C’est jour de fête à Sajama, pour l’anniversaire du parc national, créé depuis 70 ans: au programme, discours des représentants officiels venus de La Paz, des responsables du Parc, des  élus municipaux parés de leurs habits traditionnels, hymne national devant le drapeau bolivien… la fierté et de sérénité dominent, ce qui ma foi semble justifié si l’on considère les résultats : une nature préservée, un habitat dispersé, de l’eau potable, et un bon équilibre entre tourisme d’aventure et traditions locales.
Un repas est offert aux habitants des lieux : nous y sommes aussi conviés ! Un ragoût d’alpaga nous attend, accompagné de pommes de terre et maïs, copieusement arrosé de nombreuses « Huari » (bière locale)… Nos hôtes mâchent la coca et vident leurs petites fioles d’alcool… après tout, il faut bien combattre les froideurs !
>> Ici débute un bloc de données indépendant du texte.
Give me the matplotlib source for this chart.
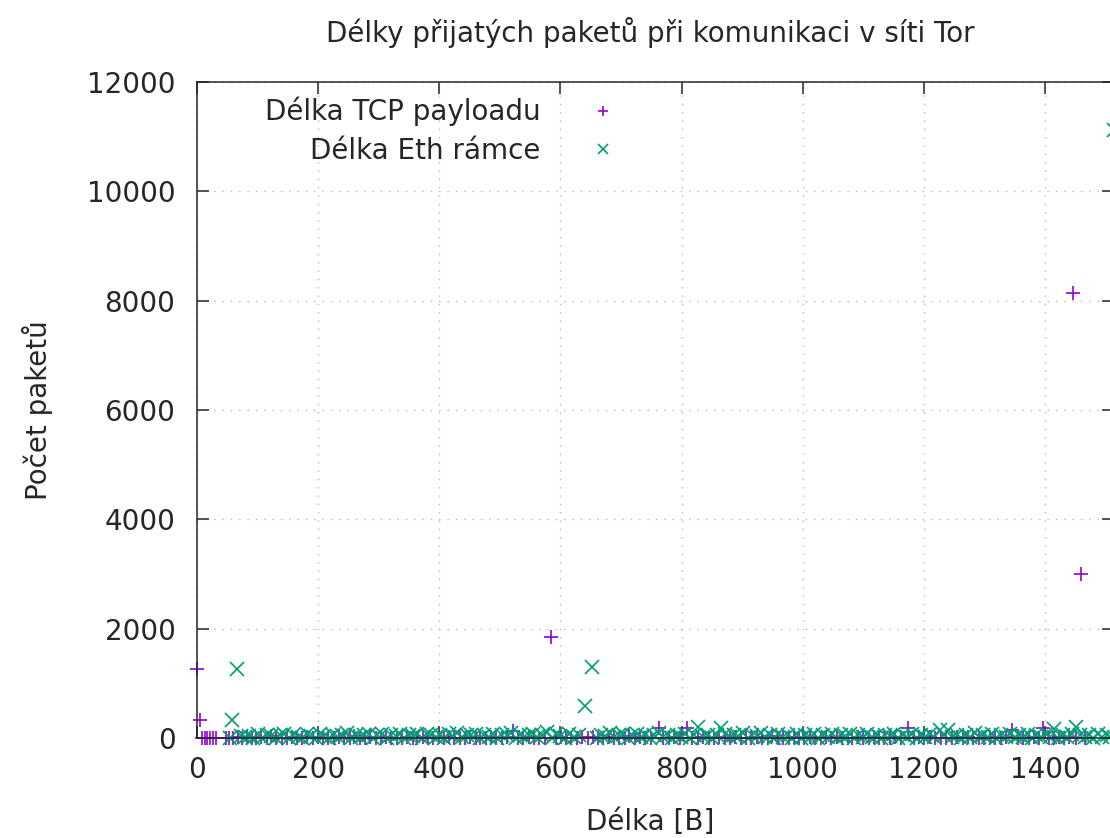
import matplotlib
matplotlib.use('Agg')
import matplotlib.pyplot as plt

# Délky paketů (gnuplot-like scatter), counts.
title = 'Délky přijatých paketů při komunikaci v síti Tor'
xlabel = 'Délka [B]'
ylabel = 'Počet paketů'
tcp_label = 'Délka TCP payloadu'
eth_label = 'Délka Eth rámce'

# (length in bytes, packet count) for TCP payload
tcp_points = [
    (0, 1262), (5, 330), (9, 4), (13, 2), (17, 6), (22, 3), (27, 1), (32, 5),
    (48, 2), (53, 8), (60, 3), (68, 12), (75, 5), (83, 20), (90, 7), (98, 3),
    (106, 15), (115, 6), (123, 28), (131, 4), (140, 9), (148, 2), (157, 18),
    (165, 6), (174, 3), (182, 11), (191, 5), (200, 24), (208, 2), (217, 8),
    (226, 4), (234, 16), (243, 3), (252, 7), (260, 30), (269, 5), (278, 2),
    (286, 12), (295, 6), (304, 3), (312, 22), (321, 4), (330, 9), (338, 2),
    (347, 14), (356, 5), (364, 3), (373, 26), (382, 7), (390, 2), (399, 10),
    (408, 4), (416, 18), (425, 3), (434, 6), (442, 2), (451, 20), (460, 5),
    (468, 8), (477, 3), (486, 12), (494, 4), (503, 2), (512, 16), (522, 130),
    (530, 6), (539, 3), (548, 25), (556, 4), (565, 9), (574, 2), (584, 1848),
    (592, 5), (601, 14), (610, 3), (618, 7), (627, 2), (636, 22), (645, 4),
    (653, 10), (662, 3), (671, 6), (680, 18), (688, 2), (697, 8), (706, 4),
    (714, 28), (723, 3), (732, 11), (740, 5), (749, 2), (762, 190), (770, 6),
    (779, 3), (788, 15), (797, 4), (809, 180), (818, 7), (827, 2), (836, 20),
    (845, 5), (854, 3), (862, 12), (871, 6), (880, 2), (889, 24), (898, 4),
    (906, 9), (915, 3), (924, 16), (933, 5), (942, 2), (950, 30), (959, 4),
    (968, 8), (977, 3), (986, 14), (994, 6), (1003, 2), (1012, 19), (1021, 5),
    (1030, 3), (1038, 10), (1047, 4), (1056, 22), (1065, 2), (1074, 7),
    (1082, 3), (1091, 13), (1100, 5), (1109, 2), (1118, 26), (1126, 4),
    (1135, 9), (1144, 3), (1153, 17), (1162, 6), (1174, 180), (1183, 2),
    (1192, 11), (1201, 4), (1210, 21), (1219, 3), (1228, 8), (1237, 5),
    (1246, 2), (1255, 15), (1264, 4), (1273, 27), (1282, 3), (1291, 6),
    (1300, 2), (1309, 12), (1318, 5), (1327, 3), (1336, 18), (1346, 150),
    (1355, 4), (1364, 9), (1373, 2), (1382, 23), (1390, 5), (1397, 180),
    (1406, 7), (1415, 3), (1424, 14), (1432, 4), (1440, 20), (1446, 8140),
    (1452, 6), (1459, 3000), (1466, 2),
]

# (length in bytes, packet count) for Ethernet frame
eth_points = [
    (54, 8), (58, 330), (66, 1262), (72, 40), (79, 12), (86, 35), (93, 5),
    (100, 70), (108, 2), (115, 58), (122, 30), (130, 6), (137, 48),
    (144, 75), (152, 8), (159, 52), (166, 20), (174, 3), (181, 68),
    (188, 45), (196, 7), (203, 72), (210, 36), (218, 4), (225, 64),
    (232, 10), (240, 58), (247, 94), (254, 4), (262, 61), (269, 17),
    (276, 55), (284, 80), (291, 9), (298, 53), (306, 66), (313, 4),
    (320, 59), (328, 31), (335, 82), (342, 9), (350, 56), (357, 37),
    (364, 65), (372, 3), (379, 78), (386, 52), (394, 15), (401, 60),
    (408, 6), (416, 69), (423, 33), (430, 87), (438, 11), (445, 63),
    (452, 50), (460, 74), (467, 6), (474, 55), (482, 25), (489, 67),
    (496, 9), (504, 58), (511, 48), (518, 91), (526, 4), (533, 62),
    (540, 14), (548, 53), (555, 76), (562, 10), (570, 57), (578, 110),
    (586, 7), (593, 65), (600, 38), (608, 4), (615, 70), (622, 13),
    (630, 59), (640, 585), (652, 1300), (660, 6), (667, 61), (674, 29),
    (682, 83), (689, 11), (696, 56), (704, 66), (711, 5), (718, 52),
    (726, 78), (733, 14), (740, 60), (748, 8), (755, 57), (762, 89),
    (770, 12), (777, 54), (784, 3), (792, 64), (799, 27), (806, 72),
    (814, 9), (821, 58), (827, 200), (836, 15), (843, 62), (850, 6),
    (858, 55), (865, 180), (872, 70), (880, 11), (887, 59), (894, 28),
    (901, 90), (909, 7), (916, 63), (924, 32), (931, 85), (938, 10),
    (946, 57), (953, 4), (960, 68), (968, 25), (975, 60), (982, 9),
    (990, 72), (997, 8), (1004, 56), (1012, 16), (1019, 65), (1026, 3),
    (1034, 58), (1041, 23), (1048, 80), (1056, 9), (1063, 61), (1070, 30),
    (1078, 76), (1085, 6), (1092, 54), (1100, 15), (1107, 67), (1114, 11),
    (1122, 59), (1129, 4), (1136, 63), (1144, 28), (1151, 81), (1158, 8),
    (1166, 56), (1173, 14), (1180, 66), (1188, 7), (1195, 60), (1202, 21),
    (1210, 73), (1217, 12), (1227, 150), (1233, 57), (1240, 150), (1247, 16),
    (1254, 64), (1262, 5), (1269, 58), (1276, 19), (1284, 84), (1291, 10),
    (1298, 55), (1306, 25), (1313, 68), (1320, 6), (1328, 61), (1335, 22),
    (1342, 77), (1350, 11), (1357, 57), (1364, 17), (1372, 66), (1379, 4),
    (1386, 60), (1394, 20), (1401, 72), (1408, 13), (1415, 160), (1422, 9),
    (1430, 56), (1437, 16), (1444, 69), (1451, 200), (1458, 62), (1466, 14),
    (1473, 58), (1480, 7), (1488, 65), (1495, 18), (1502, 55), (1508, 10),
    (1514, 11120),
]

tcp_len, tcp_cnt = zip(*tcp_points)
eth_len, eth_cnt = zip(*eth_points)

plt.rcParams['font.family'] = ['DejaVu Sans']
fs = 20
ink = '#262626'
W, H = 1110, 838
fig = plt.figure(figsize=(W / 100, H / 100), dpi=100)

# plot box in pixels: left 197, right 1114 (runs off the canvas), top 82, bottom 738
ax = fig.add_axes([197 / W, (H - 738) / H, (1114 - 197) / W, (738 - 82) / H])

# gnuplot does not clip points at the border
ax.plot(tcp_len, tcp_cnt, linestyle='none', marker='+', ms=9.5, mew=1.2,
        color='#9400D3', label=tcp_label, clip_on=False)
ax.plot(eth_len, eth_cnt, linestyle='none', marker='x', ms=9.5, mew=1.2,
        color='#009E73', label=eth_label, clip_on=False)

ax.set_xlim(0, 1514)
ax.set_ylim(0, 12000)
ax.set_xticks(range(0, 1401, 200))
ax.set_yticks(range(0, 12001, 2000))
ax.tick_params(direction='in', length=8.6, width=1.1, labelsize=fs,
               top=True, right=True, color=ink, labelcolor=ink)
ax.tick_params(axis='x', pad=13)
ax.tick_params(axis='y', pad=15.5)
for s in ax.spines.values():
    s.set_linewidth(1.1)
    s.set_color(ink)

ax.grid(True, color='#b8b8b8', linestyle=(0, (1, 5)), linewidth=1.0)
ax.set_axisbelow(True)

leg = ax.legend(loc='upper right', bbox_to_anchor=(617 / W, (H - 97) / H),
                bbox_transform=fig.transFigure, frameon=False, fontsize=fs,
                markerfirst=False, handlelength=1.0, handletextpad=1.75,
                labelspacing=0.38, borderpad=0, borderaxespad=0,
                markerscale=0.8)
for t in leg.get_texts():
    t.set_color(ink)

fig.text(650 / W, (H - 33) / H, title, ha='center', va='center',
         fontsize=fs, color=ink)
fig.text(650 / W, (H - 822) / H, xlabel, ha='center', va='center',
         fontsize=fs, color=ink)
fig.text(38 / W, (H - 410) / H, ylabel, ha='center', va='center',
         rotation=90, fontsize=fs, color=ink)

fig.savefig('out.png', dpi=100)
Les amis reviennent du sommet. Ils ont vécu une nuit de bivouac extrêmement ventée, à mi-pente. Avant de partir vers le sommet, ils avaient dû affaler les tentes, récupérées au retour, avec de lourdes pierres pour ne pas les voir s’envoler. Le sommet a été atteint sans autres problèmes que la fatigue et le froid, après avoir progressé au milieu des pénitents de glace, gardiens du vaste dôme sommital. Mais le plus éprouvant fut la longue descente, un très long dénivelé de 2500 mètres au cours duquel les pieds et l’organisme a souffert.

Nous nous retrouvons plus tard à quelques kilomètres du village, où bouillonnent des geysers : à l’entrée d’un vallon, les vapeurs sortent de terre, l’eau exulte, la glace combat l’ébullition ; les mousses, l’eau et les sels minéraux offrent un merveilleux chatoiement de couleurs. Ce sera notre dernière vision avant de reprendre la route vers La Paz. La  dernière journée dans cette région nous aura fait vivre de surprenants contrastes: au froid glacial de Sajama succède la relative douceur de La Paz, aux étendues désertiques la cohue de la ville, à la frugalité du village l’abondance du repas, au silence des pierres le brouhaha de la cité.